Opposition to amnesty bill boosted by conviction
Opposition to amnesty bill boosted by conviction


The response of the London government to the conviction of a British soldier for the death of a young Tyrone man has beeen described as “shocking”.

David Holden was found guilty of the manslaughter of Aiden McAnespie, shooting him in the back in Aughnacloy as he was walking to a football match. He then constructed a cover story to explain his actions, a story the judge dismissed as “a deliberately false account”

Following the guilty verdict, British Veterans Minister Johnny Mercer acknowledged the court’s decision but declared: “I remain committed to our manifesto promises made in 2019. David is being supported in all respects by MoD (Ministry of Defence) colleagues at this time.”

The Tory manifesto pledge was to introduce legislation to “tackle vexatious legal claims that undermine our armed forces”, but there was nothing “vexatious” about the prosecution of David Holden. There was also anger that he is being “supported in all respects” by the British Ministry of Defence.

The Peace Pledge Union (PPU), a leading British peace organisation, called on the British Ministry of Defence to explain.

Symon Hill, Campaigns Manager, said: “This is shocking. A minister has responded to a manslaughter conviction by declaring that his colleagues are ‘supporting’ the killer. Mercer offered not a word of sympathy for the victim’s family. How are Mercer and the MoD ‘supporting’ Holden? On what legal basis are they doing so? The questions must be answered.”

The trial court found that Holden shot Aidan McAnespie, who was walking to a football match, in the back. It was broad daylight on a Sunday afternoon when Holden fired from the border installation. The unarmed young man clearly posed a threat to no one, carrying only a kit bag as he headed across the border to a nearby Gaelic sports club.

Ten months later, Holden’s commanding officer fined him for handling the machine-gun “negligently” as to “cause it to be discharged”.

Eyewitnesses recall the fatally wounded 23-year-old, dressed in a leather jacket and jeans, lying on the ground with blood seeping out from beneath his white T-shirt.

He had endured a campaign of British Army harassment since he was 17, as he crossed the border twice a day to work in a Monaghan poultry farm.

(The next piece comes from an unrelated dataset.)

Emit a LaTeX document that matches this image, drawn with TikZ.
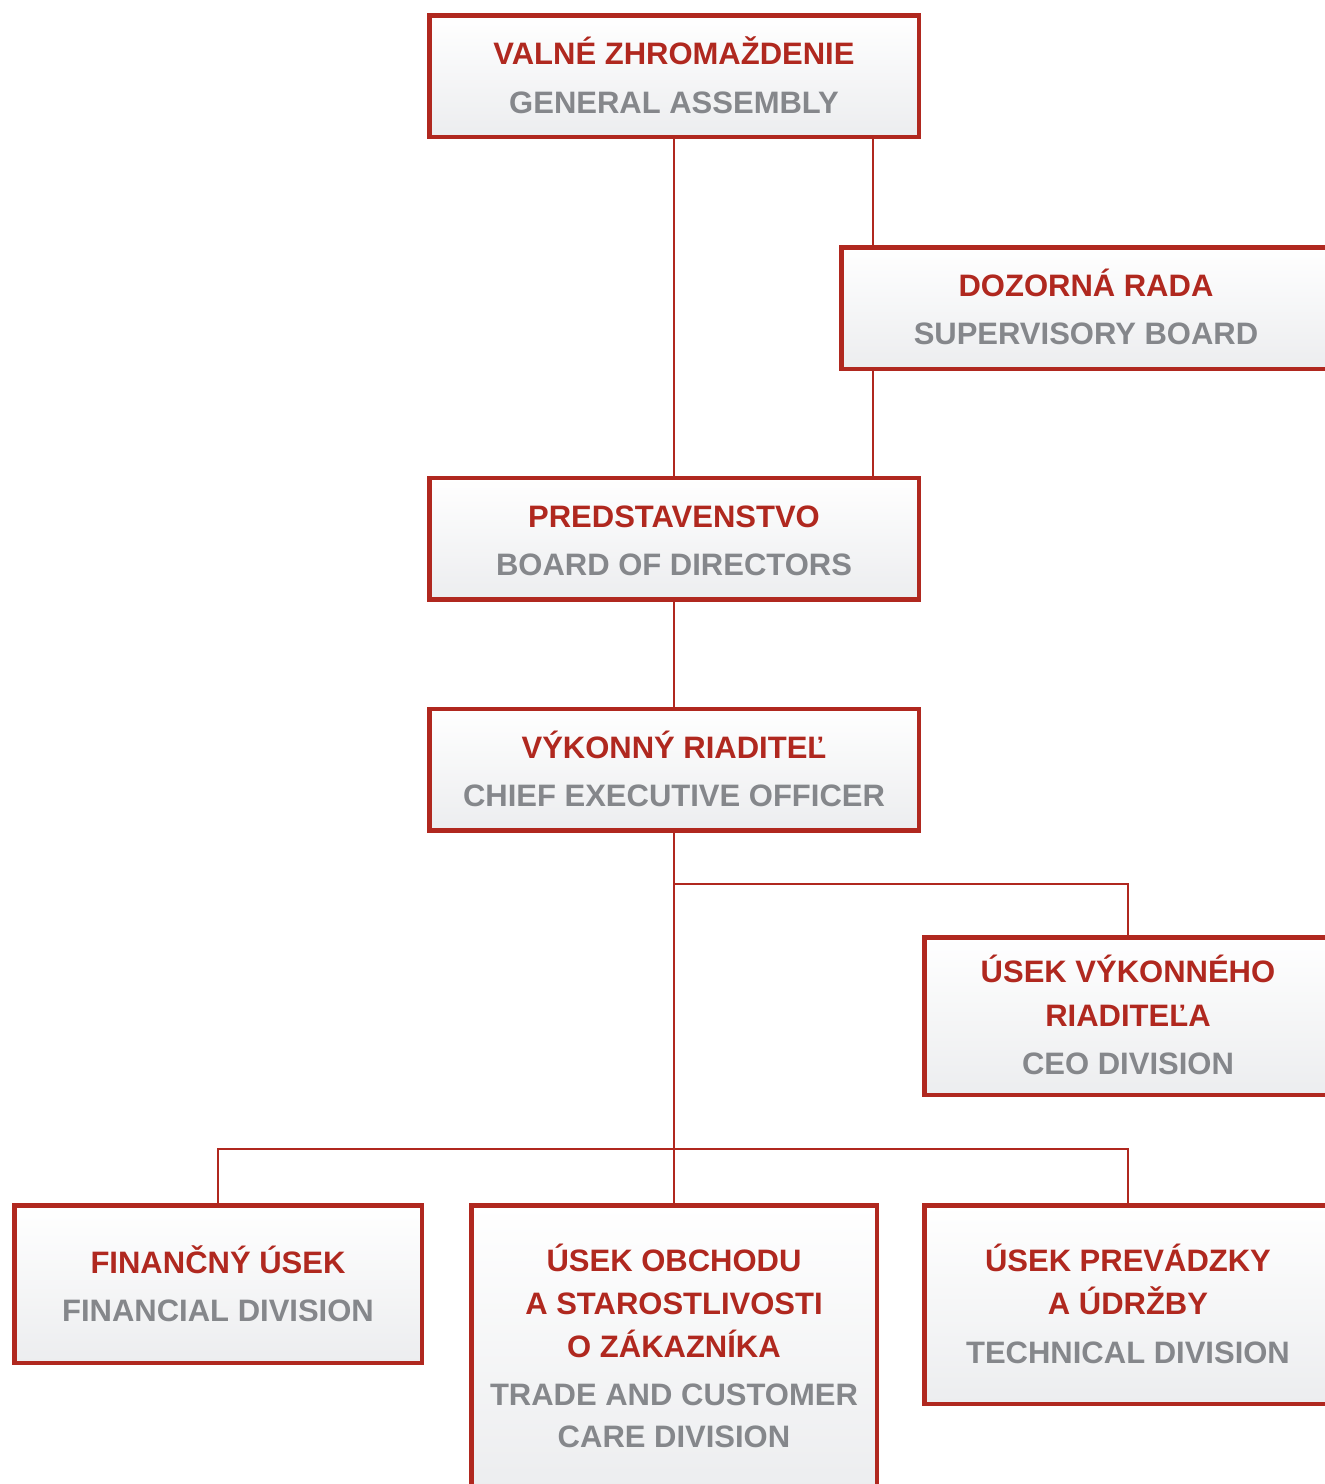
\documentclass[tikz,border=0pt]{standalone}
\usepackage{fontspec}
\setmainfont{Liberation Sans}
\definecolor{bred}{RGB}{176,40,31}
\definecolor{tgray}{RGB}{133,135,139}
\definecolor{boxbot}{RGB}{236,237,239}
\begin{document}
\begin{tikzpicture}[x=1pt,y=-1pt,
  orgbox/.style={draw=bred, line width=4.5pt, rectangle, inner sep=0pt,
    top color=white, middle color=white, bottom color=boxbot},
  rt/.style={text=bred, font=\fontsize{31}{37}\selectfont\bfseries, text height=22pt, text depth=0pt, inner sep=0pt},
  gt/.style={text=tgray, font=\fontsize{31}{37}\selectfont\bfseries, text height=22pt, text depth=0pt, inner sep=0pt},
  conn/.style={draw=bred, line width=2.5pt}]
\useasboundingbox (0,0) rectangle (1325,1484);
\clip (0,0) rectangle (1325,1484);
% boxes
\node[orgbox, minimum width=489.5pt, minimum height=121.5pt] (ga) at (674,76) {};
\node[orgbox, minimum width=489.5pt, minimum height=121.5pt] (sb) at (1086,308) {};
\node[orgbox, minimum width=489.5pt, minimum height=121.5pt] (bod) at (674,538.5) {};
\node[orgbox, minimum width=489.5pt, minimum height=121.5pt] (ceo) at (674,769.5) {};
\node[orgbox, minimum width=407.5pt, minimum height=157.5pt] (cdiv) at (1128,1016) {};
\node[orgbox, minimum width=407.5pt, minimum height=157.5pt] (fin) at (218,1284) {};
\node[orgbox, minimum width=405.5pt, minimum height=285.5pt] (tc) at (674,1348) {};
\node[orgbox, minimum width=407.5pt, minimum height=198.5pt] (tech) at (1128,1304.5) {};
% connectors
\coordinate (k1) at (873,0);
\coordinate (j1) at (674,884);
\coordinate (j2) at (674,1149);
\draw[conn] (ga) -- (bod);
\draw[conn] (ga.south -| k1) -- (sb.north -| k1);
\draw[conn] (sb.south -| k1) -- (bod.north -| k1);
\draw[conn] (bod) -- (ceo);
\draw[conn] (ceo) -- (tc);
\draw[conn] (j1) -| (cdiv.north);
\draw[conn] (fin.north) |- (j2) -| (tech.north);
% texts
\node[rt] (ga1) at (674,53) {VALNÉ ZHROMAŽDENIE};
\node[gt] (ga2) at (674,102) {GENERAL ASSEMBLY};
\node[rt] (sb1) at (1086,285) {DOZORNÁ RADA};
\node[gt] (sb2) at (1086,333) {SUPERVISORY BOARD};
\node[rt] (bod1) at (674,516) {PREDSTAVENSTVO};
\node[gt] (bod2) at (674,564) {BOARD OF DIRECTORS};
\node[rt] (ceo1) at (674,747) {VÝKONNÝ RIADITEĽ};
\node[gt] (ceo2) at (674,795) {CHIEF EXECUTIVE OFFICER};
\node[rt] (cd1) at (1128,971) {ÚSEK VÝKONNÉHO};
\node[rt] (cd2) at (1128,1015) {RIADITEĽA};
\node[gt] (cd3) at (1128,1063) {CEO DIVISION};
\node[rt] (fi1) at (218,1262) {FINANČNÝ ÚSEK};
\node[gt] (fi2) at (218,1310) {FINANCIAL DIVISION};
\node[rt] (tc1) at (674,1260) {ÚSEK OBCHODU};
\node[rt] (tc2) at (674,1303) {A STAROSTLIVOSTI};
\node[rt] (tc3) at (674,1346) {O ZÁKAZNÍKA};
\node[gt] (tc4) at (674,1394) {TRADE AND CUSTOMER};
\node[gt] (tc5) at (674,1436) {CARE DIVISION};
\node[rt] (te1) at (1128,1260) {ÚSEK PREVÁDZKY};
\node[rt] (te2) at (1128,1303) {A ÚDRŽBY};
\node[gt] (te3) at (1128,1352) {TECHNICAL DIVISION};
\end{tikzpicture}
\end{document}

He would be detained for hours at a time.

After he was killed, there were phone calls to the family home in the middle of the night. “Will you put us onto Aidan?” his father John was asked when he answered. He heard people laughing in the background.

His mother Lizzie never lived to see David Holden’s trial. John did, but he was too frail to attend court when the case opened in March. He died two months ago.

Outside court Aidan McAnespie’s brother Sean (pictured, left) became emotional as he recalled those family members who had not lived to hear the judgment.

“We waited 34 years, we never thought we would have got it,” he said. “I’m thinking of my father and my mother that prayed and prayed for this day, and they’re not here to see it.

“As a family we’re very relieved and happy. We’ve such a big family, cousins, community and relations to help us through this, it took the whole lot to get us over the line.”

Amid the vindication for the McAnespie family after 23 years, many other families are still campaigning for justice for their loved ones. None of them will ever get it if the British government continues to support its amnesty legislation.

Claims of a “witch hunt” against former British soldiers have resurfaced, but only four soldiers have ever been convicted of killings while on duty. Between them, they served a total of 10 years in jail — and they all returned to the British Army afterwards.

The proposed legislation shuts the door on legacy cases. But Holden’s conviction proves that, even after 34 years, justice is possible.

Darragh Mackin, lawyer for the family of Aidan McAnespie, said the verdict at Belfast Crown Court “gives all victims’ families here hope that the courts remain open to families seeking justice.”

“That’s what my mum would have wanted that other families get hope from this,” read a message from the late Eilish McAnespie’s daughter Úna. “For her it was never just about Aidan.”